China’s ex-minister seeks no execution pledge
Beijing: A Chinese former minister facing corruption charges involving millions of dollars changed lawyers after his attorney could not guarantee he would escape execution for his crimes, media reported on Thursday.
Former railways minister Liu Zhijun has been accused of bribery and abuse of power, the official Xinhua news agency said on Wednesday, without giving details of the charges.
"He asked me to guarantee that he would not face the death penalty, but I couldn't do that," Liu's family lawyer Gao Zicheng was quoted by the Beijing Times newspaper as saying.

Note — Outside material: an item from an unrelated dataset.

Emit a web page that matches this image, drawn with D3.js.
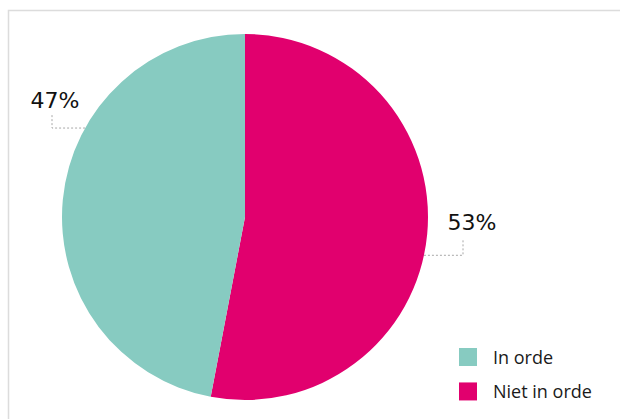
<html>
<head>
<script src="https://d3js.org/d3.v7.min.js"></script>
<style>
  body { margin: 0; background: #fff; }
  text { font-family: "Open Sans", "Noto Sans", sans-serif; }
</style>
</head>
<body>
<svg width="620" height="419"></svg>
<script>
    const categories = ['Niet in orde', 'In orde'];
    const values = [53, 47];
    const labels = ['53%', '47%'];
    const legendOrder = ['In orde', 'Niet in orde'];

    const colors = { 'In orde': '#87cbc1', 'Niet in orde': '#e1006e' };

    const svg = d3.select('svg');

    // frame around the chart (continues past the right and bottom edges)
    svg.append('path')
        .attr('d', 'M8.5,430 L8.5,10.5 L630,10.5')
        .attr('fill', 'none')
        .attr('stroke', '#dcdcdc')
        .attr('stroke-width', 1.5);

    const cx = 245, cy = 217, r = 183;
    const g = svg.append('g').attr('transform', `translate(${cx},${cy})`);

    const pie = d3.pie().sort(null).value(d => d.value);
    const arcs = pie(categories.map((c, i) => ({ name: c, value: values[i], label: labels[i] })));
    const arc = d3.arc().innerRadius(0).outerRadius(r);

    g.selectAll('path.slice')
        .data(arcs)
        .enter()
        .append('path')
        .attr('class', 'slice')
        .attr('d', arc)
        .attr('fill', d => colors[d.data.name]);

    // where each leader line meets the pie, as a fraction through the slice
    const anchorFrac = [0.535, 0.64];
    // elbow: horizontal run then vertical up to the label
    const leader = [
        { dx: 463 - cx, up: 15, tx: 472 - cx, ty: 230 - cy },
        { dx: 52 - cx, up: 13, tx: 55 - cx, ty: 108 - cy }
    ];

    arcs.forEach((d, i) => {
        const a = d.startAngle + (d.endAngle - d.startAngle) * anchorFrac[i];
        const ex = r * Math.sin(a), ey = -r * Math.cos(a);
        const L = leader[i];
        g.append('path')
            .attr('d', `M${ex},${ey} L${L.dx},${ey} L${L.dx},${ey - L.up}`)
            .attr('fill', 'none')
            .attr('stroke', '#a8a8a8')
            .attr('stroke-width', 1)
            .attr('stroke-dasharray', '2,2');
        g.append('text')
            .attr('x', L.tx)
            .attr('y', L.ty)
            .attr('text-anchor', 'middle')
            .style('font-size', '22px')
            .style('font-family', '"DejaVu Sans", sans-serif')
            .attr('fill', '#111')
            .text(d.data.label);
    });

    const legend = svg.append('g').attr('transform', 'translate(459,348)');
    const yLeg = d3.scaleBand().domain(legendOrder).range([0, 62]).paddingInner(0.2);
    legend.selectAll('rect')
        .data(legendOrder)
        .enter()
        .append('rect')
        .attr('x', 0)
        .attr('y', d => yLeg(d))
        .attr('width', 18)
        .attr('height', 18)
        .attr('fill', d => colors[d]);
    legend.selectAll('text')
        .data(legendOrder)
        .enter()
        .append('text')
        .attr('x', 34)
        .attr('y', d => yLeg(d) + 16)
        .style('font-size', '18px')
        .attr('fill', '#1a1a1a')
        .text(d => d);
</script>
</body>
</html>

Liu later decided to use a different legal representative, the report said, adding that he was accused of taking bribes worth CNY 60 million (USD 9.7 million) linked to rail construction projects.
The minister allegedly collaborated with railway supplier Ding Shumiao, who is said to be a close friend, to generate "illegal profits" worth CNY three billion, the report said.
Under Chinese criminal law, the death penalty can be imposed for taking bribes exceeding CNY 100,000.
The indictment accuses Liu of taking advantage of his position as a government official to accept what Xinhua described as "financial incentives from others, which were of a huge amount".
China's rail system -- which has cost hundreds of billions of dollars -- has been one of its flagship development projects in recent years, and it now boasts the world's longest high-speed network.
But a high-speed crash in the eastern city of Wenzhou killed some 40 people in 2011, sparking a torrent of public criticism that authorities compromised safety in their rush to expand the network.
Party leaders have made tackling corruption a key policy, with new President Xi Jinping recently being quoted by state media telling the party's corruption watchdog that there would be "no leniency" for wrongdoing.